When it was pointed out that the end of the contract is a surety, not a hypothetical situation, Martin replied, “Since these events have not transpired, it is a hypothetical situation, to which I’m not going to speculate.” When pressed further, Martin wrote, “The answers provided are sufficient.”

But the ambiguity about the scope of a second contract and limited employment guarantees is why Democratic state Rep. John Ray Clemmons calls the RFP “inherently flawed.”

“The stated purpose of the RFP is to simultaneously improve services and lower costs,” Clemmons states via email. “This, as we know from our experience with privatized prisons and other outsourced ventures, is rarely, if ever, the end result of these types of contracts. As with privatized prisons, someone or something is going to suffer while the private company increases its profits.

“The only way for a private company to achieve its primary objective [of profit], especially with these types of government contracts, is to cut corners, limit certain aspects of services and quality control, eliminate jobs, pay employees less, and reduce or eliminate employees’ benefits. Each and every one of these tactics ultimately results in worse services, less accountability and oversight, and similar or even increased costs to taxpayers on the backend.

“If private companies can operate these public services more efficiently than the government, as some argue, then we should be spending our time and resources evaluating the way we currently operate public services and figure out how to be more efficient ourselves,” Clemmons says.

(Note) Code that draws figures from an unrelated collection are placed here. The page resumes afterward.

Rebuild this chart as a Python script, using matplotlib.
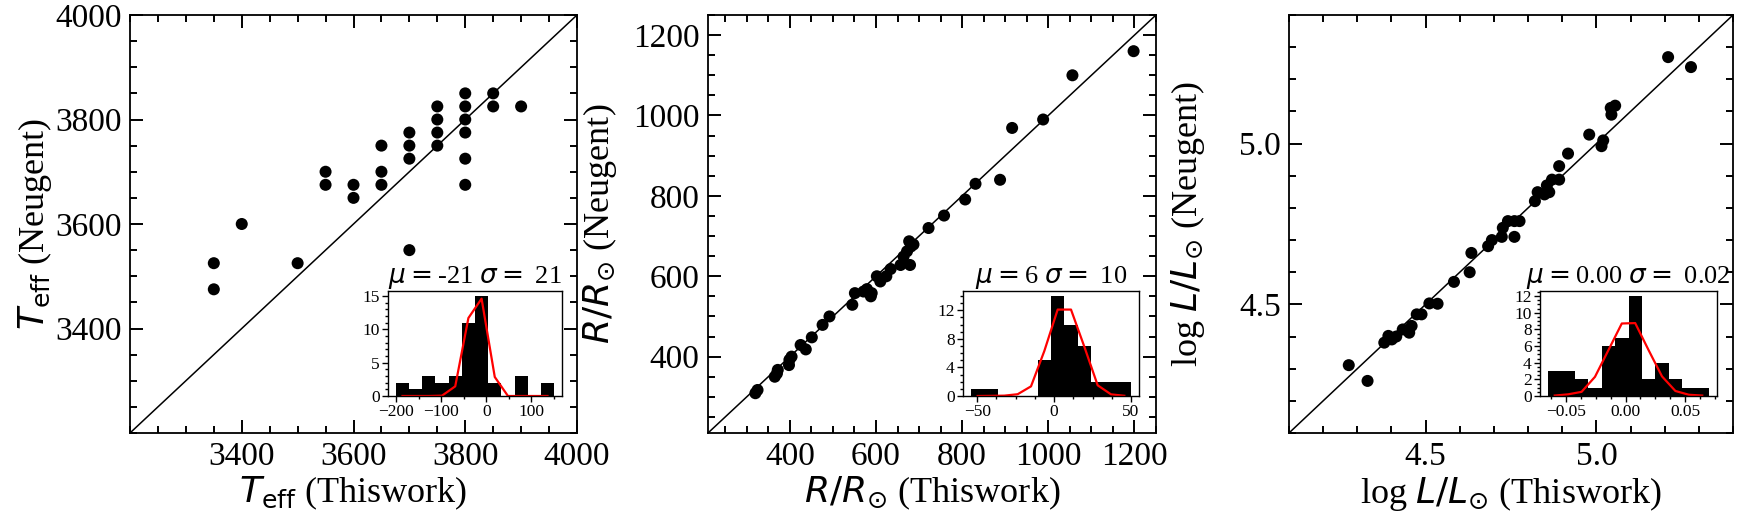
import numpy as np
import matplotlib
matplotlib.use("Agg")
import matplotlib.pyplot as plt
from matplotlib.ticker import MultipleLocator, FixedLocator, FormatStrFormatter, FuncFormatter

plt.rcParams['font.family'] = ['Liberation Serif', 'DejaVu Serif']
plt.rcParams['mathtext.fontset'] = 'dejavusans'
plt.rcParams['axes.linewidth'] = 1.3

# ---------------- Panel 1 : Teff ----------------
teff_this = [3350, 3350, 3400, 3500, 3550, 3550, 3600, 3600, 3650, 3650, 3650,
             3700, 3700, 3700, 3700, 3750, 3750, 3750, 3750, 3800, 3800, 3800,
             3800, 3800, 3800, 3850, 3850, 3900]
teff_neu = [3525, 3475, 3600, 3525, 3700, 3675, 3675, 3650, 3750, 3700, 3675,
            3775, 3750, 3725, 3550, 3825, 3800, 3775, 3750, 3850, 3825, 3800,
            3775, 3725, 3675, 3850, 3825, 3825]
teff_lim = [3200, 4000]
teff_ticks = [3400, 3600, 3800, 4000]
teff_hist_edges = np.linspace(-200, 150, 13)
teff_hist_counts = [2, 1, 3, 2, 3, 11, 15, 2, 0, 3, 0, 2]
teff_fit = [0, 0, 0, 0.05, 1.45, 11.7, 14.6, 2.85, 0, 0, 0, 0]
teff_title = r"$\mu = $-21 $\sigma = $ 21"

# ---------------- Panel 2 : Radius ----------------
rad_this = [320, 325, 365, 370, 372, 398, 399, 404, 425, 437, 451, 476, 492,
            545, 551, 571, 579, 588, 590, 602, 610, 624, 634, 657, 664, 672,
            677, 681, 679, 687, 722, 758, 807, 831, 888, 916, 988, 1056, 1198]
rad_neu = [309, 317, 350, 358, 367, 379, 392, 400, 429, 418, 448, 479, 500,
           529, 558, 562, 568, 550, 558, 600, 587, 600, 618, 628, 649, 662,
           687, 674, 628, 679, 720, 751, 791, 830, 840, 969, 990, 1100, 1160]
rad_lim = [210, 1250]
rad_ticks = [400, 600, 800, 1000, 1200]
rad_hist_edges = np.linspace(-54, 50, 13)
rad_hist_counts = [1, 1, 0, 0, 0, 5, 14, 10, 7, 2, 2, 2]
rad_fit = [0.0, 0.02, 0.05, 0.25, 1.35, 6.3, 12.1, 12.1, 6.9, 1.5, 0.23, 0.03]
rad_title = r"$\mu = $6 $\sigma = $ 10"

# ---------------- Panel 3 : Luminosity ----------------
lum_this = [4.275, 4.330, 4.379, 4.391, 4.401, 4.414, 4.433, 4.452, 4.459,
            4.474, 4.488, 4.511, 4.535, 4.583, 4.629, 4.634, 4.683, 4.694,
            4.723, 4.726, 4.741, 4.760, 4.760, 4.775, 4.820, 4.828, 4.848,
            4.855, 4.862, 4.870, 4.891, 4.891, 4.917, 4.979, 5.015, 5.020,
            5.044, 5.042, 5.055, 5.210, 5.277]
lum_neu = [4.311, 4.262, 4.381, 4.402, 4.391, 4.400, 4.422, 4.412, 4.433,
           4.469, 4.469, 4.503, 4.502, 4.570, 4.600, 4.660, 4.681, 4.700,
           4.710, 4.738, 4.759, 4.710, 4.759, 4.759, 4.821, 4.849, 4.842,
           4.870, 4.849, 4.888, 4.888, 4.930, 4.969, 5.028, 4.992, 5.010,
           5.090, 5.111, 5.118, 5.269, 5.238]
lum_lim = [4.1, 5.4]
lum_ticks = [4.5, 5.0]
lum_hist_edges = np.linspace(-0.065, 0.07, 13)
lum_hist_counts = [3, 3, 2, 1, 6, 7, 12, 2, 4, 2, 1, 1]
lum_fit = [0.05, 0.2, 0.5, 2.3, 5.5, 8.7, 8.75, 5.5, 2.35, 0.6, 0.15, 0.05]
lum_title = r"$\mu = $0.00 $\sigma = $ 0.02"

W, H = 1760, 528
fig = plt.figure(figsize=(W / 100, H / 100), dpi=100)

def frac(l, r, t, b):
    return [l / W, (H - b) / H, (r - l) / W, (b - t) / H]

panels = [
    dict(x=teff_this, y=teff_neu, lim=teff_lim, ticks=teff_ticks, minor=50,
         xl=r"$T_{\rm eff}$ (Thiswork)", yl=r"$T_{\rm eff}$ (Neugent)",
         box=(130, 577, 15, 433), inset=(388, 562, 291, 396),
         edges=teff_hist_edges, counts=teff_hist_counts, fit=teff_fit,
         title=teff_title, iy=[0, 5, 10, 15], iyminor=1, ixmaj=100, ixmin=50,
         ylpad=1, fmt=None, ixfmt=None),
    dict(x=rad_this, y=rad_neu, lim=rad_lim, ticks=rad_ticks, minor=50,
         xl=r"$R/R_{\odot}$ (Thiswork)", yl=r"$R/R_{\odot}$ (Neugent)",
         box=(708, 1156, 15, 433), inset=(963, 1139, 291, 396),
         edges=rad_hist_edges, counts=rad_hist_counts, fit=rad_fit,
         title=rad_title, iy=[0, 4, 8, 12], iyminor=1, ixmaj=50, ixmin=12.5,
         ylpad=10, fmt=None, ixfmt=None),
    dict(x=lum_this, y=lum_neu, lim=lum_lim, ticks=lum_ticks, minor=0.1,
         xl=r"log $L/L_{\odot}$ (Thiswork)", yl=r"log $L/L_{\odot}$ (Neugent)",
         box=(1289, 1733, 15, 433), inset=(1540, 1717, 291, 396),
         edges=lum_hist_edges, counts=lum_hist_counts, fit=lum_fit,
         title=lum_title, iy=[0, 2, 4, 6, 8, 10, 12], iyminor=0.5,
         ixmaj=0.05, ixmin=0.0125, ylpad=23, fmt='%.1f', ixfmt='%.2f'),
]

for p in panels:
    ax = fig.add_axes(frac(*p['box']))
    ax.plot(p['lim'], p['lim'], color='black', lw=1.1, zorder=1)
    ax.scatter(p['x'], p['y'], s=75, color='black', edgecolors='none', zorder=2)
    ax.set_xlim(p['lim'])
    ax.set_ylim(p['lim'])
    ax.xaxis.set_major_locator(FixedLocator(p['ticks']))
    ax.yaxis.set_major_locator(FixedLocator(p['ticks']))
    ax.xaxis.set_minor_locator(MultipleLocator(p['minor']))
    ax.yaxis.set_minor_locator(MultipleLocator(p['minor']))
    if p['fmt']:
        ax.xaxis.set_major_formatter(FormatStrFormatter(p['fmt']))
        ax.yaxis.set_major_formatter(FormatStrFormatter(p['fmt']))
    ax.tick_params(which='both', direction='in', top=True, right=True,
                   labelsize=24, width=1.4, pad=6)
    ax.tick_params(which='major', length=9.5)
    ax.tick_params(which='minor', length=5)
    ax.set_xlabel(p['xl'], fontsize=26, labelpad=2)
    ax.set_ylabel(p['yl'], fontsize=26, labelpad=p['ylpad'])

    ins = fig.add_axes(frac(*p['inset']))
    ins.stairs(p['counts'], p['edges'], fill=True, color='black')
    centers = 0.5 * (p['edges'][:-1] + p['edges'][1:])
    ins.plot(centers, p['fit'], color='red', lw=1.6)
    ins.set_ylim(0, max(p['counts']) * 1.05)
    ins.yaxis.set_major_locator(FixedLocator(p['iy']))
    ins.yaxis.set_minor_locator(MultipleLocator(p['iyminor']))
    ins.xaxis.set_major_locator(MultipleLocator(p['ixmaj']))
    ins.xaxis.set_minor_locator(MultipleLocator(p['ixmin']))
    if p['ixfmt']:
        f = p['ixfmt']
        ins.xaxis.set_major_formatter(FuncFormatter(
            lambda v, pos, f=f: (f % v).replace('-', '\u2212')))
    ins.tick_params(which='both', direction='out', labelsize=12.5, width=1.0, pad=2)
    ins.tick_params(which='major', length=4)
    ins.tick_params(which='minor', length=2.5)
    for sp in ins.spines.values():
        sp.set_linewidth(1.0)
    ins.set_title(p['title'], fontsize=19, pad=3)

fig.savefig("out.png", dpi=100)
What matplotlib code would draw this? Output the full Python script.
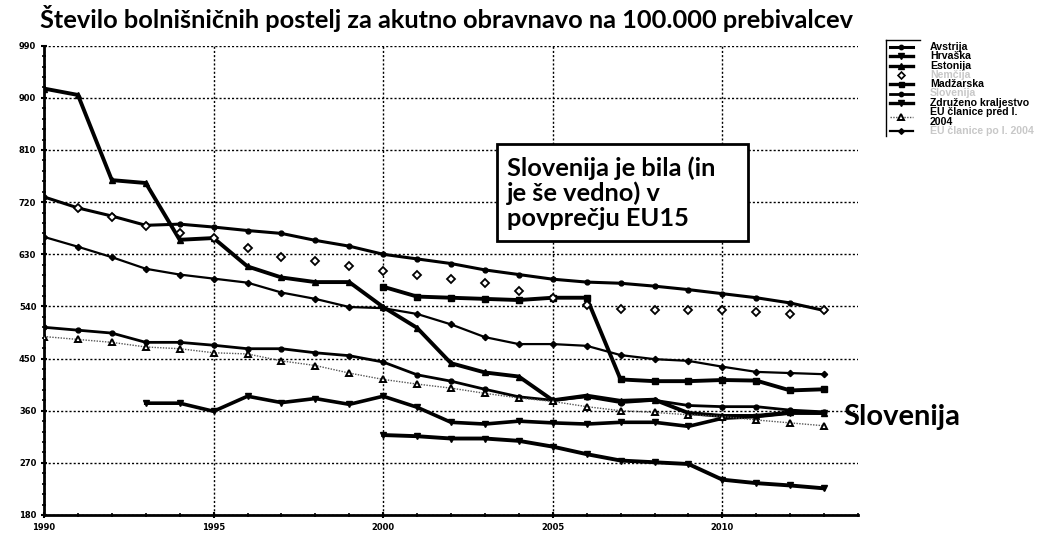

At this point, there’s not a way to stop the RFP process itself, but opponents of the plan aren’t giving up yet.

“What we hope to do is stop the state from signing a contract after the proposals are brought forward. Hopefully a combination of legislative, legal and media activities alongside deep mobilization of our members and allies can bring this to a halt,” says Walker of United Campus Workers.

If UCW’s effort fails, employees could be outsourced as soon as next summer.